Documenting the experiences of students at the innovative High Tech High, a San Diego public charter school focused on project-based and collaborative learning, the father of two explores why our education system has stayed stagnant since 1892 – despite rapid advances in technology and changes in the world economy.
The film begins with the camera focused on Whiteley’s daughter, who in the fourth grade finds herself disconnected in her traditional public school. The film then takes the viewer to schools and colleges around the country, with the main focus on a group of freshmen at High Tech High, where there are no bells and no tests. The question that Whiteley keeps coming back to: Are we preparing our kids for the 21st century?
What is the most serious problem facing our school system?
It’s not the shortage of highly motivated and talented teachers. The problem is a system that forces teachers to emphasize multiple-choice, standardized testing. Our current system was developed in 1892 and hasn’t changed much since. At the dawn of the Industrial Age, the focus was on building efficient factories. We needed to develop the heightened ability to follow instructions and memorize content in order to staff those factories. The danger comes when we cling to that model as the rest of the world changes. We can’t afford to force kids to sit in rows and passively listen to lectures for a factory job that no longer exists. When creativity and critical thinking take a back seat to standardized tests, we aren’t preparing them properly for tomorrow’s economy.
What can parents do to bring about change?
Parents need to demand a curriculum that supports teachers who have outside-the-test thinking. We have numerous examples of students who earned a 5 on an AP test and couldn’t even pass the same test three months later.

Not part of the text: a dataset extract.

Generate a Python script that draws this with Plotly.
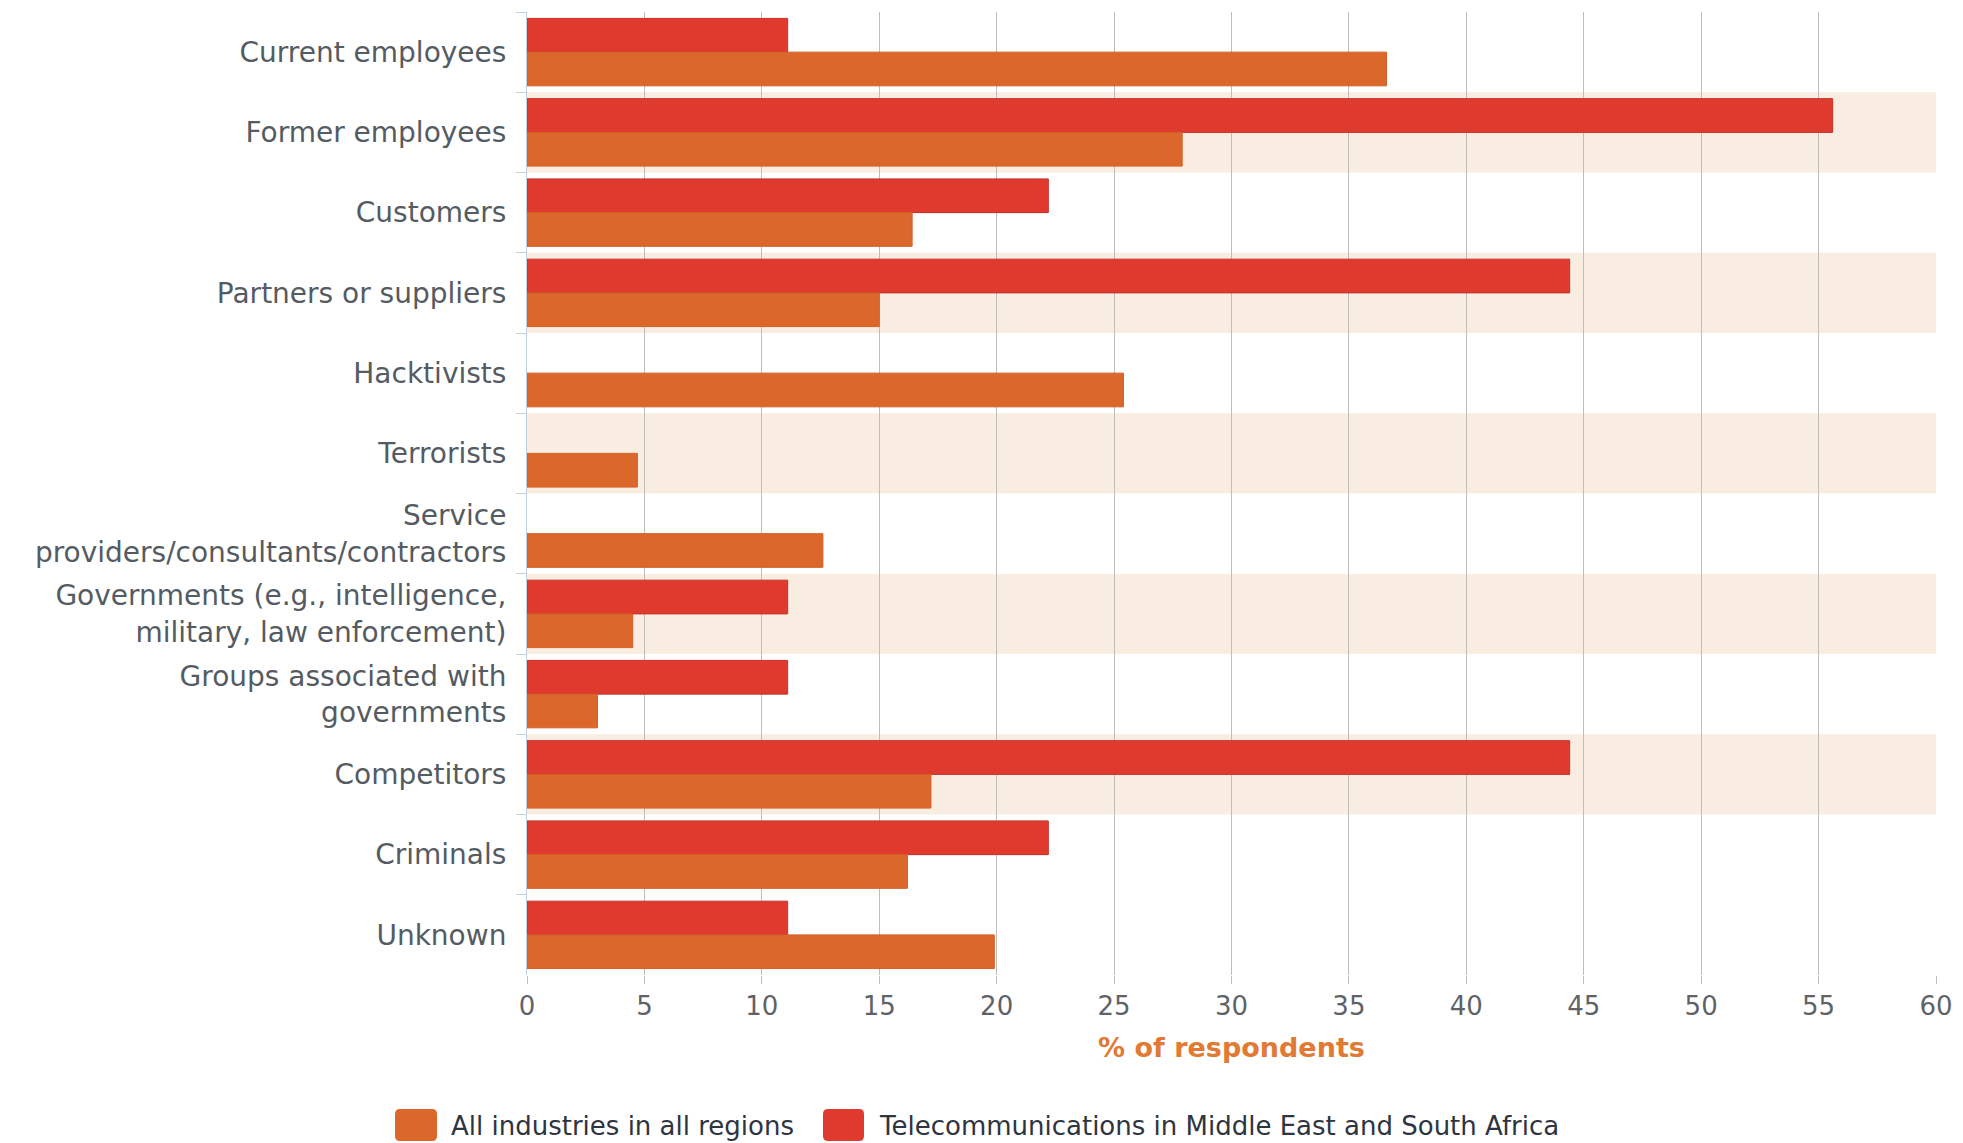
import plotly.graph_objects as go

categories = [
    "Current employees",
    "Former employees",
    "Customers",
    "Partners or suppliers",
    "Hacktivists",
    "Terrorists",
    "Service<br>providers/consultants/contractors",
    "Governments (e.g., intelligence,<br>military, law enforcement)",
    "Groups associated with<br>governments",
    "Competitors",
    "Criminals",
    "Unknown",
]
telecom_mesa = [11.1, 55.6, 22.2, 44.4, None, None, None, 11.1, 11.1, 44.4, 22.2, 11.1]
all_industries = [36.6, 27.9, 16.4, 15.0, 25.4, 4.7, 12.6, 4.5, 3.0, 17.2, 16.2, 19.9]
x_ticks = list(range(0, 61, 5))
series_names = ["All industries in all regions", "Telecommunications in Middle East and South Africa"]

ORANGE = "#dc672b"
RED = "#e03a2f"
BAND = "#f9ede2"
FONT = "DejaVu Sans"

W, H = 1963, 1143
ML, MR, MT, MB = 527, 27, 12, 168
PW, PH = W - ML - MR, H - MT - MB


def px_x(p):
    return (p - ML) / PW


def px_y(p):
    return (H - MB - p) / PH


fig = go.Figure()
fig.add_trace(go.Bar(
    y=categories, x=telecom_mesa, orientation="h", name=series_names[1],
    marker=dict(color=RED, line=dict(color="#c5322a", width=1)),
    showlegend=False,
))
fig.add_trace(go.Bar(
    y=categories, x=all_industries, orientation="h", name=series_names[0],
    marker=dict(color=ORANGE, line=dict(color="#d35f27", width=1)),
    showlegend=False,
))

shapes = []
for i in range(1, len(categories) - 1, 2):
    shapes.append(dict(type="rect", xref="x", yref="y", x0=0, x1=60, y0=i - 0.5, y1=i + 0.5,
                       fillcolor=BAND, line=dict(width=0), layer="below"))


def rounded_rect(x0, y0, x1, y1, r):
    def P(x, y):
        return f"{px_x(x):.5f},{px_y(y):.5f}"
    return (f"M {P(x0 + r, y0)} L {P(x1 - r, y0)} Q {P(x1, y0)} {P(x1, y0 + r)} "
            f"L {P(x1, y1 - r)} Q {P(x1, y1)} {P(x1 - r, y1)} "
            f"L {P(x0 + r, y1)} Q {P(x0, y1)} {P(x0, y1 - r)} "
            f"L {P(x0, y0 + r)} Q {P(x0, y0)} {P(x0 + r, y0)} Z")


legend_y0, legend_y1 = 1109, 1141
shapes.append(dict(type="path", xref="paper", yref="paper", path=rounded_rect(395, legend_y0, 437, legend_y1, 5),
                   fillcolor=ORANGE, line=dict(width=0)))
shapes.append(dict(type="path", xref="paper", yref="paper", path=rounded_rect(823, legend_y0, 864, legend_y1, 5),
                   fillcolor=RED, line=dict(width=0)))

annotations = [
    dict(xref="paper", yref="paper", x=px_x(449), y=px_y(1126), xanchor="left", yanchor="middle",
         text=series_names[0], showarrow=False, font=dict(family=FONT, size=26, color="#2e3440")),
    dict(xref="paper", yref="paper", x=px_x(877), y=px_y(1126), xanchor="left", yanchor="middle",
         text=series_names[1], showarrow=False, font=dict(family=FONT, size=26, color="#2e3440")),
]

fig.update_layout(
    width=W, height=H,
    margin=dict(l=ML, r=MR, t=MT, b=MB, pad=0, autoexpand=False),
    paper_bgcolor="white", plot_bgcolor="white",
    barmode="group", bargap=0.16, bargroupgap=0,
    shapes=shapes, annotations=annotations,
    font=dict(family=FONT, color="#555b62"),
    showlegend=False,
)
fig.update_xaxes(
    range=[0, 60], tickvals=x_ticks, ticktext=[str(v) for v in x_ticks],
    showgrid=True, gridcolor="#bdbdbd", gridwidth=1, zeroline=False, showline=False,
    ticks="outside", ticklen=8, tickcolor="#bdbdbd", automargin=False,
    tickfont=dict(family=FONT, size=26, color="#5f6368"),
    title=dict(text="% of respondents", standoff=17,
               font=dict(family=FONT, size=27, color="#e07a34", weight="bold")),
)
fig.update_yaxes(
    range=[len(categories) - 0.5, -0.5], type="category",
    showgrid=False, showline=True, linecolor="#c0d0e0", linewidth=1,
    ticks="outside", tickson="boundaries", ticklen=10, tickcolor="#c0d0e0",
    ticklabelstandoff=14, automargin=False,
    tickfont=dict(family=FONT, size=28, color="#555b62"),
)

fig.write_html("out.html", config={"displayModeBar": False},
               post_script="document.body.style.margin='0px';document.body.style.overflow='hidden';")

When that happens over and over again, what are we really teaching?
We’re chasing admission into the “right” college, believing that if they can just gain admittance, our child’s future will be set. With 53 percent unemployment among recent college graduates, that appears to no longer be true. Our kids need to develop resourcefulness, curiosity, confidence and grit. Those are the skills that will help them succeed in life. Our kids don’t have any free time after school to start a band in their garage, invent a new computer, write a play or otherwise collaborate on a passion project with their friends. Instead, they have SAT tutoring, violin lessons, club basketball practice and other scheduled activities to build up their college resumes.
What skills should we be teaching in schools?
Nearly any job where the instructions on how to complete that job can be written down and handed to an employee will soon be automated. To prepare kids for the kinds of jobs that will survive this wave of outsourcing and automation, we need to focus on collaboration, communication, creativity, perseverance and critical thinking. Look, if I were looking to hire someone for my company, I would want that person to not only be able to solve problems, but forecast problems, seek new opportunities, have imagination and creativity and not be afraid to fail. During the Industrial Age, we needed obedient workers. We now need so much more.